The Queen Mother of the West in Medieval China

Transcendence & Divine Passion

Suzanne E. Cahill

304 Blz., ISBN 0 8047 2584 5     
Stanford Univerity Press, 1993     

This boek examines the greatest Taoist goddess of the T´ang dynasty (618-907), the Queen Mother of the West, Hsi Wang Mu, through the eyes of medieval Chinese people. What kind of goddess was she, and how does she compare with other deities in China and elsewhere? What does her worship tell us about religion and the state, about religion and the lives of men and women, courtiers and peasants in T´ang China? What was her literary influence during the T´ang, the golden age of Chinese poetry?
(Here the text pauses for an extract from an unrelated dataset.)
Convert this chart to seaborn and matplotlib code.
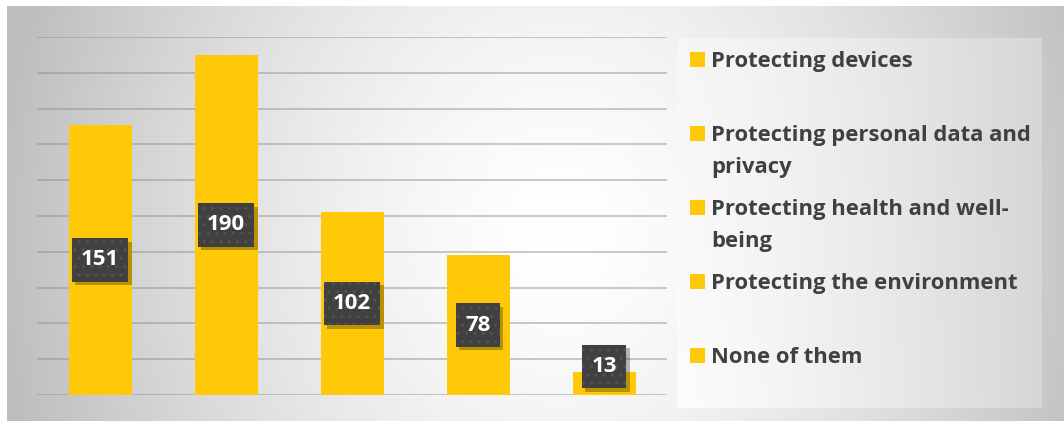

"A welcome study in East Asian religions. Using the works of T´ang poets and the early tenth century hagiographical account of the Taoist master Tu Kuang-t´ing, it examines the Queen Mother of the West, the greatest Taoist goddess of the T´ang dynasty. Through her historical development from the Bronze Age to the T´ang period, the Queen Mother emerges in terms of two particular attibutes: transcendence (the overcoming of human limitations, such as mortality) and divine passion (her relations with humans, which provides them a means to attain transcedence)... Through its inscriptions, historical references, poetic excerpts, and pictorial arts, this book provides a penetrating insight into the religion and culture of the T´ang people." - Choice

"A fascinating book... that reveals the extremes of the T´ang literati´s search for truth." - Pacific Affairs

Suzanne E. Cahill is Adjunct Associate Projector of History at the University of California, San Diego.